Because the Arctic is not regulated by any one state and its remoteness makes terrain hard to monitor comprehensively, the authors emphasize that international emission reduction efforts must account for this "country of permafrost" in climate targets and actions going forward. The study also underscores the importance of monitoring this quickly changing region using collaborative networks like the Permafrost Carbon Network and scientific tools like remote sensing technology.
"Remote sensing products can really help us see and track what is happening to permafrost in a physical way," said Commane. "High resolution sensors can see evidence of thermokarst soil collapse, how water bodies are changing, and even how wet or frozen the soils are. But satellites that tell us how much carbon from permafrost ends up in the atmosphere are limited, and there needs to be investment from space agencies in these capabilities as soon as possible."
Schuur said his research team is seeing evidence of rapid change on the ground, as well.
"Changes we are witnessing in the field show the urgent need to curb emissions and keep permafrost carbon in the ground.

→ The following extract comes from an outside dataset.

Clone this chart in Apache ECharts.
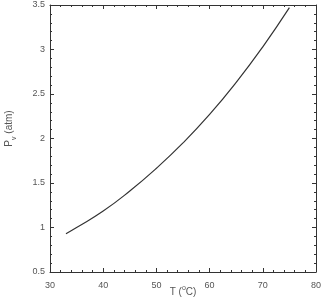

This summer, at my study site in Eight Mile Lake, Alaska, we saw widespread permafrost thaw after a winter with record snowfall, and carbon losses four times larger than the average over the past several decades," he said. "These observations match predicted tipping points in permafrost and carbon that we expect to see as human-caused emissions from elsewhere on Earth rapidly warm the Arctic."
The study was authored by an international team of scientists from NAU, Alfred Wegener Institute, Columbia University, Brigham Young University, University of New Hampshire, University of Alaska - Fairbanks, Stockholm University, U.S. Geological Survey, Lawrence Berkeley National Laboratory, National Center for Atmospheric Research, Colgate University, University of Texas - El Paso, University of Alberta, Woodwell Climate Research Center, Oak Ridge National Laboratory, and University of Colorado - Boulder. The Permafrost Carbon Network synthesis work is supported by a grant from the National Science Foundation.